Sunday, July 20, 2014

Straightening up Indra's Net in a Neighborhood Near You

Indra's Net is a metaphor of the interconnectedness of everything. I accept this as true, and I think science supports this also. Nothing exists in isolation. Another nuanced aspect of the Indra metaphor is that everything is reflected in everything else. I also accept this as true. I think the Buddhist theory of dependent origination is in line with this. As Browning said, "as the wine must taste of it's own grapes".

There is never any real stasis. All is changing and connected.

What I see sometimes in myself is that I would like to imagine that I am not part of this connectedness. I say "we are all one" but in the next breath I might say "I do not abuse intoxicants" and wax on to ponder if I should give money to someone I have reason to believe might use it to buy intoxicants.

I hear of some behavior I judge as bad, and think, 'I don't do that'. Here Indra's net crashes into a notion of independence. If all things are connected and reflect all others, then we all murder, abuse, intoxicate etc... There is no escaping this.

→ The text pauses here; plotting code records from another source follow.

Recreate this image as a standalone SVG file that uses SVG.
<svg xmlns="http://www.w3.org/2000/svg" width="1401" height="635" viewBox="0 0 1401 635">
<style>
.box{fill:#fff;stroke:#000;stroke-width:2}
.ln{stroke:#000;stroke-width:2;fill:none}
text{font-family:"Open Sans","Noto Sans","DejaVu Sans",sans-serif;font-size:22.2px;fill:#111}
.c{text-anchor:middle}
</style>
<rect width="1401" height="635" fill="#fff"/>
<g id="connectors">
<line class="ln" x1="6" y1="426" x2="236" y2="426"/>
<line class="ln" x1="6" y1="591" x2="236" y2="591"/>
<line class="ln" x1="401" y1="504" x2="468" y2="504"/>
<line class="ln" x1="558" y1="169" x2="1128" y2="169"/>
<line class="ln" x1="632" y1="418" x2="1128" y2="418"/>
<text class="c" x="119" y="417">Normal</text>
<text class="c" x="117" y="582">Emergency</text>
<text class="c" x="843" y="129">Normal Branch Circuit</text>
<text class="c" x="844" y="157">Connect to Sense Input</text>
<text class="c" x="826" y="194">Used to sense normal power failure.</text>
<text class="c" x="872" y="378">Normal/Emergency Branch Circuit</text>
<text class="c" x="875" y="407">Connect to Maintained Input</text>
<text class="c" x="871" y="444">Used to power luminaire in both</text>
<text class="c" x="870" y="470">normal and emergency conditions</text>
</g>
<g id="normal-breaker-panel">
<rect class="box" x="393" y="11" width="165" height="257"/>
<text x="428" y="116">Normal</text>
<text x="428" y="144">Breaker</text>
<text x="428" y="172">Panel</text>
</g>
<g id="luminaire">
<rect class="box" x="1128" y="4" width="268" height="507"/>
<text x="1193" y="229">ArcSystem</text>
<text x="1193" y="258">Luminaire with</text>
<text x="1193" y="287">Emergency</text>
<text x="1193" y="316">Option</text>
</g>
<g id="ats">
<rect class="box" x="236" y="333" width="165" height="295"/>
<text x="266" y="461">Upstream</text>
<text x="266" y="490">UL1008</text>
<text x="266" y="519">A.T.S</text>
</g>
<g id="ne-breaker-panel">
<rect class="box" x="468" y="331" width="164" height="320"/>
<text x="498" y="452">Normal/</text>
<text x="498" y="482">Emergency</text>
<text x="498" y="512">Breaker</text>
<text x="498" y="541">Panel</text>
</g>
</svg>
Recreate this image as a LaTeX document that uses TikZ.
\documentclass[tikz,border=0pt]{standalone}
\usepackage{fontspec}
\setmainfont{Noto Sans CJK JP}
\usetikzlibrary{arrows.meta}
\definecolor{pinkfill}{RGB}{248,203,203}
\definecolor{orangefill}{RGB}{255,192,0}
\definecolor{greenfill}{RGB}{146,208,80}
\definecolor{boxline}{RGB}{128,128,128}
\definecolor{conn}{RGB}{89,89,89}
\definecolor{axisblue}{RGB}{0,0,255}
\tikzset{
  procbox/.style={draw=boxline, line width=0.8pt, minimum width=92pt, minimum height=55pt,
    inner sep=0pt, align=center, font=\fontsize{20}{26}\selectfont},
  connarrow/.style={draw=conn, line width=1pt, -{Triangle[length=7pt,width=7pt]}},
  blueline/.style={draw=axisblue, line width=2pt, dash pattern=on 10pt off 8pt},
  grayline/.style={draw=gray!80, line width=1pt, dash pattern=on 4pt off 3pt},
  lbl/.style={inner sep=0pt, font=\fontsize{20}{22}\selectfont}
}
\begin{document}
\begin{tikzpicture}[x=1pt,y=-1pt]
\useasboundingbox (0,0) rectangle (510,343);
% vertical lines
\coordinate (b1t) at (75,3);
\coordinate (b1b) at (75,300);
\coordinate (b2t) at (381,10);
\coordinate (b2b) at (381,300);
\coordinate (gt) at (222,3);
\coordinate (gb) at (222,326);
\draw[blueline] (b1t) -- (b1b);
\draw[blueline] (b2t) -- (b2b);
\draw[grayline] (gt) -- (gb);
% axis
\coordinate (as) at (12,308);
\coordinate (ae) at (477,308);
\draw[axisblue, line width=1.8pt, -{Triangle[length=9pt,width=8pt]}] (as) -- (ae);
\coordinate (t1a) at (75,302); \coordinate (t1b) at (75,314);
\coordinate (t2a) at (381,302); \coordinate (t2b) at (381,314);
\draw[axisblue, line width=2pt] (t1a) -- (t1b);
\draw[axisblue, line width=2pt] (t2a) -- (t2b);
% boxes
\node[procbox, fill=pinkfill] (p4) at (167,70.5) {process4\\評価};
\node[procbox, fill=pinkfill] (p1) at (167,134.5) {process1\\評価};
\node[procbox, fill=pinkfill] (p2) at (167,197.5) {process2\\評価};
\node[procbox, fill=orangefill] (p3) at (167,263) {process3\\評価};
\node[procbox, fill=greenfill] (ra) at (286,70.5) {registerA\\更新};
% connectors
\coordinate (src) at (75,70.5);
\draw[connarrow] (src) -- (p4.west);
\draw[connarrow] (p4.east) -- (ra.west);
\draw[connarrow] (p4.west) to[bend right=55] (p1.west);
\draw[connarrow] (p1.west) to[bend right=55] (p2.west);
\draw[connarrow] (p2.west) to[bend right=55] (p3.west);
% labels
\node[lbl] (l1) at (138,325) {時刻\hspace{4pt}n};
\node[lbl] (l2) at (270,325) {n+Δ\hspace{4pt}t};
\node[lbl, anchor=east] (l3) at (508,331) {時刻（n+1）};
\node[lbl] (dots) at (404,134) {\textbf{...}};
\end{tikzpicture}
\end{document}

Using the buddhist precepts does not extract me from Indra's net. They simply allow me to keep my part of it 'clean', or perhaps 'working well'.

Hopefully not stretching the net analogy too far, one can imagine the proper functioning and improper functioning of the net. A net design in harmony, and one discordant. This idea is criticized by the obvious picking and chosing, and so probably needs revision, but it is useful for the point at hand.

Or maybe not (knot!). Maybe I can dispense with 'good' functioning in Indra's net and simply note all is connected.

Falling back to the basic theory of Buddha that there is suffering and presumable we humans wish to remove it, then Indra's web is another expression of Karma. What wiggles here, wiggles there. And worse of all, the suffering acts I bring to the world get reflected back to me by the whole world. A rotten pearl in the net is reflected back by all other pearls to that self same rotten pearl.

Here, I think, is the wisdom and the benefit of precepts. Do my best to keep my part of the net clean and tidy, and that will *tend* to be what is reflected back. The humbling part of the net is that regardless of all my do gooding, I am connected to, and have an influence on, murder, abuse and all other unpleasant human activity.

The 'problem', or perhaps less judgingly, the 'fact' is that any good I do that supports another person can be linked to any bad that person does.

If I give a junkie a dollar and she buys a fix, have I broken a precept? If I pay my taxes allowing the government to fulfill a grant to the Boston philharmonic orchestra such that the third chair violin can afford Montesory school for his wife's brothers son so that a teacher gets paid and buys a drink, and in drunken anger kick their dog, have I broken a precept? The difference, one might argue, is my responsibility which is dependent on my reasonable ability to predict. This may be a Western legal argument in disquise.... about the "reasonable" person.

I think the theory of Indra's web puts an end to this arguement, and potential self torture. If everything is connected then I am equally guilty or absolved in each case. True buddhism suggests I should forget about that detail and just strive to always mitigate suffering as best I can understand it in the real moment (vs. the hypothetical moment). The precepts are a great guide, but not rulebook, for doing so.

I vow to keep my corner of Indra's net as clean and suffering free as I can.